Rises in GDP. Stock Prices and Consumer Spending


Abe as Super Mario at the Rio Olympics

In early May 2013, Tomoki Matsubara wrote in the Yomiuri Shimbun, “Expectations for Abenomics have apparently shifted the economy into a positive cycle, as seen through increased personal spending, the gradual expansion of corporate production and an improvement in unemployment. Average household spending in March rose 5.2 per cent from a year before in price-adjusted real terms, the Internal Affairs and Communications Ministry said. Average spending by households with two or more members stood at 316,166 yen, the sharpest growth in about nine years since February 2004, when the figure rose 5.3 percent. The growth was due to an increase in personal spending on such high-price items as wristwatches and on eating out at family restaurants and other places. [Source: Tomoki Matsubara, Yomiuri Shimbun, May 2, 2013 <<>>]

“With the increased consumer spending, corporate production activities are also are expanding. Industrial production in March rose 0.2 percentage point from the previous month, standing at 89.8 out of 100 for the base year of 2005, marking the fourth straight monthly increase, the Economy, Trade and Industry Ministry said in a report Tuesday. In the January to March period, the production index rose 1.9 points from the previous quarter due to increased production of automobiles and other goods, the first hike in four quarters. Employment is also recovering as corporate activities accelerate. Japan's jobless rate came to 4.1 per cent in March, down 0.2 percentage point from the previous month, hitting the lowest level since the 4 per cent marked in November 2008. Koya Miyamae, an economist at SMBC Nikko Securities Inc., said the economy is turning around. "The economy has definitely entered a virtuous cycle. High stock prices have improved personal spending and corporate production activities, which favorably affected employment," Miyamae said. <<>>

In mid-May 2013, the Yomiuri Shimbun reported: Japan’s gross domestic product during the January-March quarter rose 0.9 percent on a real basis, or 3.5 percent on an annualized basis, from the previous quarter, the Cabinet Office said. The seasonally adjusted GDP growth rate, which excludes the effects of price fluctuation, marked the second straight quarter of growth. The positive growth was mainly attributed to an about 0.9 percent increase in consumer spending, which accounts for about 60 percent of the nation’s GDP. The increase in consumer spending is thought to have resulted from high expectations among the public that Prime Minister Shinzo Abe’s economic policy, dubbed Abenomics, will result in economic recovery. The data indicated the Abe administration’s economic management and the Bank of Japan’s quantitative and qualitative monetary easing have proven effective. Akira Amari, state minister for economic and fiscal policy, said at a press conference, “Steps toward an ‘extraordinary’ level of economic recovery have begun thanks to the implementation of ‘extraordinary’ policies.” [Source: Yomiuri Shimbun, May 17, 2013 >><<]

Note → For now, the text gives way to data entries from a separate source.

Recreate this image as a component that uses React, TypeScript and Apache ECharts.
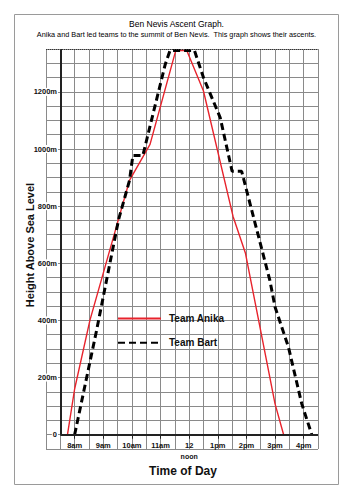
import React, { useEffect, useRef } from "react";
import * as echarts from "echarts";

const titleText = "Ben Nevis Ascent Graph.";
const subtitleText = "Anika and Bart led teams to the summit of Ben Nevis.  This graph shows their ascents.";

const seriesNames = ["Team Anika", "Team Bart"];

const anikaTimes = ["7:45", "8:00", "8:32", "9:55", "10:38", "11:32", "11:55", "12:30", "13:32", "13:58", "15:00", "15:18"];
const anikaHeights = [0, 160, 400, 890, 1016, 1345, 1345, 1203, 764, 635, 108, 0];

const bartTimes = ["8:00", "8:46", "9:32", "9:55", "10:02", "10:23", "10:38", "11:10", "11:20", "12:11", "12:30", "13:05", "13:30", "13:50", "14:49", "15:00", "15:28", "15:56", "16:17"];
const bartHeights = [0, 365, 752, 890, 977, 977, 1080, 1297, 1345, 1345, 1250, 1110, 922, 922, 541, 447, 307, 108, 0];

const hourTicks = [8, 9, 10, 11, 12, 13, 14, 15, 16];
const hourLabels = ["8am", "9am", "10am", "11am", "12", "1pm", "2pm", "3pm", "4pm"];
const heightLabelStep = 200;

const toHours = (s: string) => {
  const [h, m] = s.split(":").map(Number);
  return h + m / 60;
};

const FONT = "Liberation Sans";

export default function App() {
  const ref = useRef<HTMLDivElement>(null);
  useEffect(() => {
    if (!ref.current) return;
    const chart = echarts.init(ref.current, null, { renderer: "svg" });
    const anika = anikaTimes.map((t, i) => [toHours(t), anikaHeights[i]]);
    const bart = bartTimes.map((t, i) => [toHours(t), bartHeights[i]]);
    const axisLineStyle = { color: "#222", width: 2, type: "solid" };
    // the x axes sit on the 0 m line, one 50 m cell above the bottom of the grid
    const gridTop = 49;
    const gridBottom = 51;
    const plotH = 500 - gridTop - gridBottom;
    const zeroOffset = -(plotH * 50) / 1400;
    chart.setOption({
      animation: false,
      backgroundColor: "#fff",
      title: {
        left: "center",
        top: 19,
        text: titleText,
        textStyle: { fontFamily: FONT, fontSize: 8.5, fontWeight: "normal", color: "#000" },
        subtext: subtitleText,
        subtextStyle: { fontFamily: FONT, fontSize: 7.3, color: "#000" },
        itemGap: 3,
        padding: 0,
      },
      legend: {
        data: seriesNames,
        orient: "vertical",
        left: 117,
        top: 313,
        padding: 0,
        itemWidth: 43,
        itemHeight: 14,
        itemGap: 13,
        itemStyle: { opacity: 0 },
        textStyle: { fontFamily: FONT, fontSize: 10, fontWeight: "bold", color: "#111", padding: [0, 0, 0, 3] },
      },
      grid: { left: 46, right: 35, top: gridTop, bottom: gridBottom, containLabel: false },
      xAxis: [
        {
          type: "value",
          position: "bottom",
          offset: zeroOffset,
          min: 7,
          max: 16.5,
          interval: 0.5,
          axisLine: { show: false, onZero: false },
          axisTick: { show: false },
          splitLine: { show: true, lineStyle: { color: "#8a8a8a", width: 1 } },
          axisLabel: {
            margin: 7,
            fontFamily: FONT,
            fontSize: 7.5,
            fontWeight: "bold",
            color: "#111",
            showMinLabel: false,
            showMaxLabel: false,
            formatter: (v: number) => {
              const i = hourTicks.indexOf(v);
              if (i < 0) return "";
              return hourLabels[i] === "12" ? "12\n{n|noon}" : hourLabels[i];
            },
            rich: { n: { fontFamily: FONT, fontSize: 7, fontWeight: "bold", color: "#111", lineHeight: 14 } },
          },
        },
        {
          type: "value",
          position: "bottom",
          offset: zeroOffset,
          min: 7,
          max: 16.5,
          interval: 1,
          axisLine: { show: false, onZero: false },
          axisTick: { show: true, length: 4, customValues: hourTicks, lineStyle: { color: "#222", width: 1 } },
          axisLabel: { show: false },
          splitLine: { show: false },
        },
      ],
      yAxis: {
        type: "value",
        min: -50,
        max: 1350,
        interval: 50,
        axisLine: { show: false },
        axisTick: { show: false },
        splitLine: { show: true, lineStyle: { color: "#8a8a8a", width: 1 } },
        axisLabel: {
          margin: -12,
          fontFamily: FONT,
          fontSize: 7.5,
          fontWeight: "bold",
          color: "#111",
          backgroundColor: "#fff",
          padding: [0, 1],
          showMinLabel: false,
          showMaxLabel: false,
          formatter: (v: number) => (v >= 0 && v % heightLabelStep === 0 ? (v === 0 ? "0" : v + "m") : ""),
        },
      },
      graphic: [
        {
          type: "rect",
          shape: { x: 14.5, y: 14.5, width: 324, height: 470 },
          style: { fill: "none", stroke: "#9a9a9a", lineWidth: 1 },
          silent: true,
        },
        {
          type: "text",
          x: 30,
          y: 245,
          rotation: Math.PI / 2,
          style: {
            text: "Height Above Sea Level",
            fontFamily: FONT,
            fontSize: 11,
            fontWeight: "bold",
            fill: "#111",
            align: "center",
            verticalAlign: "middle",
          },
        },
        {
          type: "text",
          x: 183,
          y: 471,
          style: {
            text: "Time of Day",
            fontFamily: FONT,
            fontSize: 12,
            fontWeight: "bold",
            fill: "#111",
            align: "center",
            verticalAlign: "middle",
          },
        },
      ],
      series: [
        {
          name: seriesNames[0],
          type: "line",
          data: anika,
          symbol: "none",
          lineStyle: { color: "#e8232c", width: 1.4 },
          itemStyle: { color: "#e8232c" },
          z: 3,
          markLine: {
            silent: true,
            symbol: ["none", "none"],
            label: { show: false },
            lineStyle: axisLineStyle,
            data: [
              [{ coord: [7.5, 0], lineStyle: axisLineStyle }, { coord: [7.5, 1350] }],
              [{ coord: [7.5, 0], lineStyle: axisLineStyle }, { coord: [16.5, 0] }],
              [
                { coord: [7, 1350], lineStyle: { color: "#333", width: 1, type: [1, 1] } },
                { coord: [16.5, 1350] },
              ],
            ],
          },
        },
        {
          name: seriesNames[1],
          type: "line",
          data: bart,
          symbol: "none",
          lineStyle: { color: "#000", width: 3, type: [7, 4] },
          itemStyle: { color: "#000" },
          z: 4,
        },
      ],
    });
    return () => chart.dispose();
  }, []);
  return <div ref={ref} style={{ position: "fixed", left: 0, top: 0, width: 353, height: 500 }} />;
}
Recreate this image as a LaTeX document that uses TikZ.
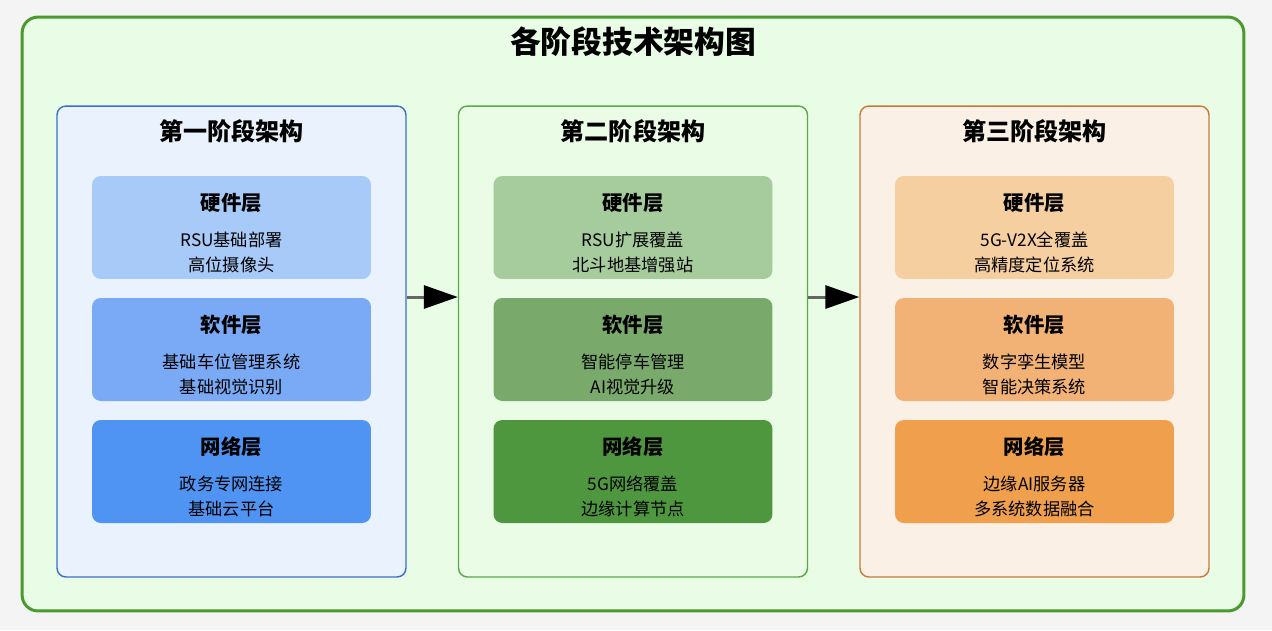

“Consumer spending was the main impetus behind positive GDP growth as purchases of cars and other durable goods rose 3.1 percent. New car sales also increased as the downward rebound from the end of a government subsidy program for eco-friendly cars finished its cycle. Other goods, such as spring clothing, also enjoyed brisk sales. Exports also increased 3.8 percent, rising for the first time in four quarters, due to the depreciating yen and a pickup in other economies. Automobile exports to the U.S. market were especially brisk. Housing investments increased 1.9 percent as houses damaged by the Great East Japan Earthquake were rebuilt and more people decided to buy houses before the likely consumption tax hike. >><<

Kyodo reported: “The Nikkei 225 stock average gained more than 2 percent on one day to end above the 15,000 mark for the first time since December 2007, propelled by a falling yen and buoyant global equities. The key Nikkei index closed up 337.61 points, or 2.29 percent, at 15,096.03, the highest closing level since Dec. 28, 2007, when it ended at 15,307.78. The broader Topix, which includes all first-section issues on the Tokyo Stock Exchange, was up 22.05 points, or 1.79 percent, at 1,252.85, the highest level since Aug. 29, 2008, when it finished at 1,254.71. Export-oriented firms including Toyota Motor Corp. and Sony Corp. enjoyed hefty gains as the dollar climbed above the ¥102 line, up from the lower ¥101 range seen the previous day in Tokyo, boosting hopes of upbeat business performances for such companies, brokers said. [Source: Kyodo, May 15, 2013 *-*]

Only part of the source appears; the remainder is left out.